El pasaje de los arrieros, con sus mulares y vacunos, fue creando caseríos en las quebradas, y luego pequeñas iglesias con sus santos patrones que permanecen hasta hoy.
La Guerra del Pacífico cambió radicalmente las cosas.
La industria del salitre comenzó a crecer a cifras inimaginables. Miles de obreros llegaron a la pampa a trabajar el caliche, y para esos efectos, se levantaron ciudades en medio del desierto. El problema logístico fue tremendo. Estas poblaciones debían ser abastecidas de lo más elemental: agua y alimentos.
Curiosamente, una parte importantísima del suministro alimentario no venía de la zona central ni el sur de Chile, sino de Salta, Argentina.
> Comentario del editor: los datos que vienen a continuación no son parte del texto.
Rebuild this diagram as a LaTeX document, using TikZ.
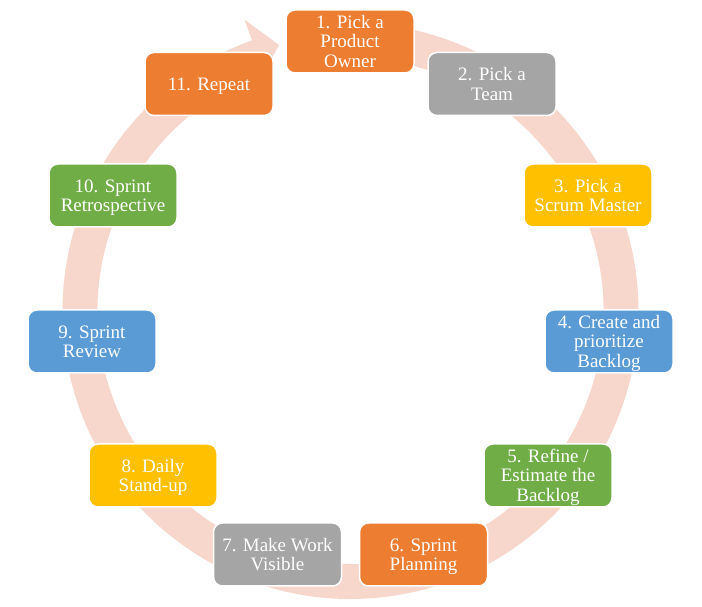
\documentclass[tikz,border=0pt]{standalone}
\usepackage{fontspec}
\setmainfont{Liberation Serif}
\definecolor{ringpink}{RGB}{247,214,204}
\definecolor{oorange}{RGB}{237,125,49}
\definecolor{ogray}{RGB}{165,165,165}
\definecolor{oyellow}{RGB}{255,192,0}
\definecolor{oblue}{RGB}{91,155,213}
\definecolor{ogreen}{RGB}{112,173,71}
\newcommand\Ts{\rule{0pt}{16.9pt}}
\newcommand\Bs{\rule[-4.2pt]{0pt}{4.2pt}}
\tikzset{
  stepbox/.style={rounded corners=9pt, draw=white, line width=1.5pt,
    minimum width=128pt, minimum height=63pt, inner sep=0pt,
    align=center, text=white, font=\fontsize{19}{19.5}\selectfont},
}
\begin{document}
\begin{tikzpicture}[x=1pt,y=1pt]
\useasboundingbox (0,0) rectangle (702,607);
% ring arrow
\begin{scope}[shift={(350.5,296)}]
  \coordinate (tip) at (-71.5,266);
  \fill[ringpink] (95:288) arc[start angle=95, end angle=-250, radius=288]
    -- (110:310) -- (tip) -- (110:253)
    arc[start angle=-250, end angle=95, radius=253] -- cycle;
\end{scope}
% boxes
\node[stepbox, fill=oorange] (b1) at (350,565.5) {\Ts 1. Pick a\\Product\\Owner\Bs};
\node[stepbox, fill=ogray] (b2) at (492,523) {\Ts 2. Pick a\\Team\Bs};
\node[stepbox, fill=oyellow] (b3) at (588,411.5) {\Ts 3. Pick a\\Scrum Master\Bs};
\node[stepbox, fill=oblue] (b4) at (609,265.5) {\Ts 4. Create and\\prioritize\\Backlog\Bs};
\node[stepbox, fill=ogreen] (b5) at (548,131.5) {\Ts 5. Refine /\\Estimate the\\Backlog\Bs};
\node[stepbox, fill=oorange] (b6) at (423.5,52.5) {\Ts 6. Sprint\\Planning\Bs};
\node[stepbox, fill=ogray] (b7) at (277.5,52.5) {\Ts 7. Make Work\\Visible\Bs};
\node[stepbox, fill=oyellow] (b8) at (153,131.5) {\Ts 8. Daily\\Stand-up\Bs};
\node[stepbox, fill=oblue] (b9) at (92,265.5) {\Ts 9. Sprint\\Review\Bs};
\node[stepbox, fill=ogreen] (b10) at (113,411.5) {\Ts 10. Sprint\\Retrospective\Bs};
\node[stepbox, fill=oorange] (b11) at (209,523) {\Ts 11. Repeat\Bs};
\end{tikzpicture}
\end{document}
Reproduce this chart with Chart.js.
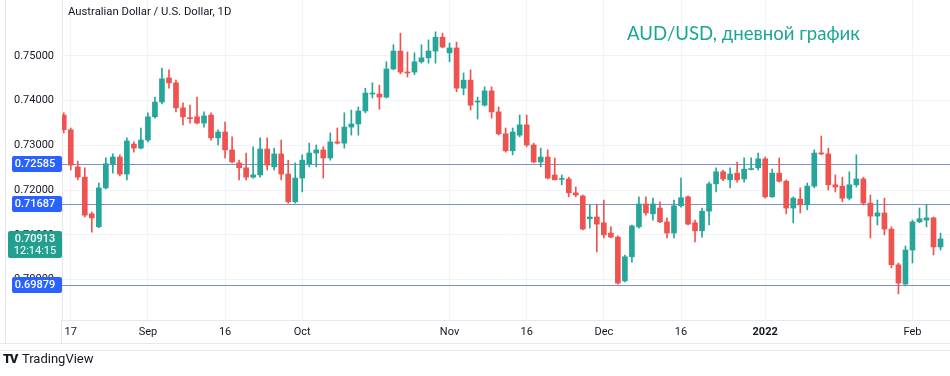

Y no se piense que se trataba de cosas menores. El año 1913, por ejemplo, Aduanas registró el despacho de casi 30 mil vacunos ese año. Esto, más los correspondientes mulos y caballos que acompañaban la jornada.
Los arreos debían ser hechos entre septiembre y mayo de cada año. Se llevaban no más de cien animales para no agotar las vegas de las quebradas. La cosa no era simple. Los vacunos debían ser herrados para que la larga peregrinación por el desierto no les limara las pezuñas.
Pero hay algo más…
Estoy cordillera arriba, en San José de la Vinchina (La Rioja, Argentina), buscando el paso de Almagro a Chile. En la busca me encuentro con una seguidilla de refugios cordilleranos construidos la segunda parte del siglo XIX.
La idea era ofrecer amparo al arreo de vacunos desde La Rioja a Copiapó, y en particular, a Chañarcillo. El suministro era clave para sostener la explotación de ese enorme mineral de plata en Chile, que operó desde al año 1830 hasta finales del ochenta; es decir, unos cincuenta años, y justo antes del salitre.
En Argentina, a este sendero tropero lo llaman El Paso de la Torada.
Los refugios son una obra notable. Son bellísimos; imitan el nido del hornero, pájaro que construye su casa a punta de pizcas de barro que traslada en el pico. El pajarito es capaz de sujetar su nido en un par de ramas de árbol o de postes eléctricos. Es una admirable obra de ingeniería de resistencia.